Circular hot plate given by the relationship $x^2+y^2\le4,$ heated according to the spatial temperature function $T(x,y) = 10 – x^2+2x-4y^2$.

Answer 1

Note that $$T(x,y)=11-(x-1)^2-4y^2\ .$$ This shows that $T(x,y)\leq T(1,0)=11$ for all $(x,y)\in D$, and the maximum value $11$ is taken only at the point $(1,0)$.
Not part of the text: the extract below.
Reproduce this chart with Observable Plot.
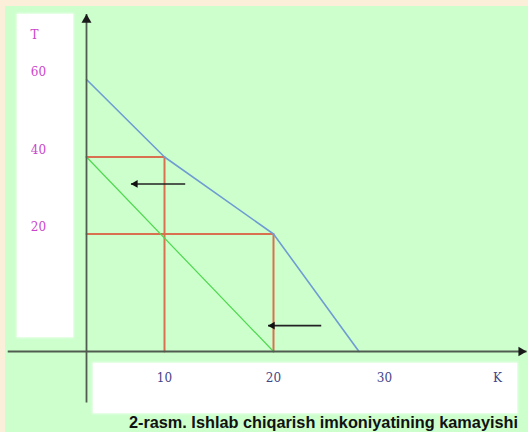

It is obvious that $(1,0)$ is the only stationary point of $T$ in the interior of $D$. Therefore the minimum of $T$ has to occur on the boundary $\partial D$. In order to find it we parametrize $\partial D$ by means of $$\partial D:\quad\phi\mapsto(2\cos\phi,2\sin\phi)\qquad(\phi\in{\mathbb R})$$ and consider the pullback $$f(\phi):=T(2\cos\phi,2\sin\phi)=\ldots=12\cos^2\phi+4\cos\phi-6\ .$$ The derivative $$f'(\phi)=-(24\cos\phi+4)\sin\phi$$ vanishes when $\cos\phi=-{1\over6}$ or $\sin\phi=0$. This leads to $4$ conditionally stationary points of $T$ on $\partial D$, namely $$\left(-{1\over3},{1\over3}\sqrt{35}\right),\quad \left(-{1\over3},-{1\over3}\sqrt{35}\right),\quad (2,0),\quad(-2,0)\ .\tag{1}$$ When $\cos\phi=-{1\over6}$ then $f(\phi)=-{19\over3}$, and when $\sin\phi=0$ then $f(\phi)=6\pm 4>0$. It follows that the minimum of $T$ on $D$ is $-{19\over3}$, and it is taken at the first two points listed in $(1)$.